Sugar coating anything in this stage of the game is a little offensive. Anyone going through a transplant is incredibly brave and strong. By giving false hope to these fighters they're stripping them of their bravery and stamina. I'm in awe of all CF fighters, especially ones who are pre and post transplant. It takes unbelievable strength physically and mentally for these beings to go through their daily lives. By creating a short imaginary timeline even if it comes from a good place should be balanced with the unpleasant end of discussing your long term plans with waiting. The medical community needs to change the way they approach this uncomfortable subject. Uncomfortable is a perfect way to describe the interaction between patient and doctor when discussing hypothetical waiting periods for transplants. The major elephant in the room is that you're waiting for someone to pass so you can live. The second elephant in the room is that your doctor is not a magician and does not have a crystal ball. Take whatever they have to say in terms of waiting on the list with a grain of salt. Their guess is as good as yours and that guess is a shot in the dark.
I feel the conversation needs to take a major shift. From false hope to helping patients, caregivers and families prep for a long wait. To make sure these humans take care of themselves mentally and physically while waiting. To not jump up every time the phone may ring and have their hearts start beating quickly. The shift needs to start at conception of a transplant by focusing on the reality that waiting for longer than expected will happen. If you don't end up waiting long at all then that's amazing and wonderful but you're the exception to the rule.
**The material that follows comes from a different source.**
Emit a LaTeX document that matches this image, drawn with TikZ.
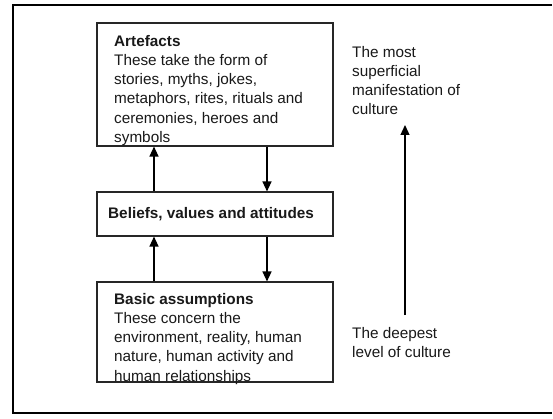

To not leave every clinic appointment with words of your medical team ringing in your ear "any day now, any day." Bless them for being so positive, but it's a handicap that's hindering their patients.
This past week Rima and I have been taking it pretty easy. On Tuesday the weather app reported that it was going to be a beautiful sunny day so Rima and I had to make the most of it. Even though she was having a sloth like moving day and didn't feel very well she pushed through it. I commended her on our drive to Franconia, a sculpture park about 45 minutes north of us. If I had felt like she did you best believe we would still be at home. Actually I'm pretty sure everyone I know would have stayed in bed if they had felt like she did, but Rima's a super hero so she sucked it up. I'm glad she's built this way because we had a great time at the park.
Franconia is an outdoor sculpture park that's a nonprofit and is on 43-acres of land. They have artists from all over who have their work displayed on the grounds. A majority of the work is very large in scale. Some of it you can even climb, sit or walk on. We only saw about a quarter of the park since Rima was having a hard breathing day so walking around proved to be difficult. I was swearing at myself for forgetting to bring the wheelchair. Next time I'll remember!
Thursday Rima had an eye appointment to make sure her eyes were okay since she's on medications that can damage her eyes. We were unaware that her appointment would take longer than say 45 minutes, the person who scheduled the appointment failed to mention that it would take 2- 4 hours. Or that they would dilate her eyes, so to be sure she had a driver. Trust me I let the doctors hear it from me about the lack of information that was provided to us from the scheduling person. We ended the day with some art therapy and some good old binge watching of Weeds.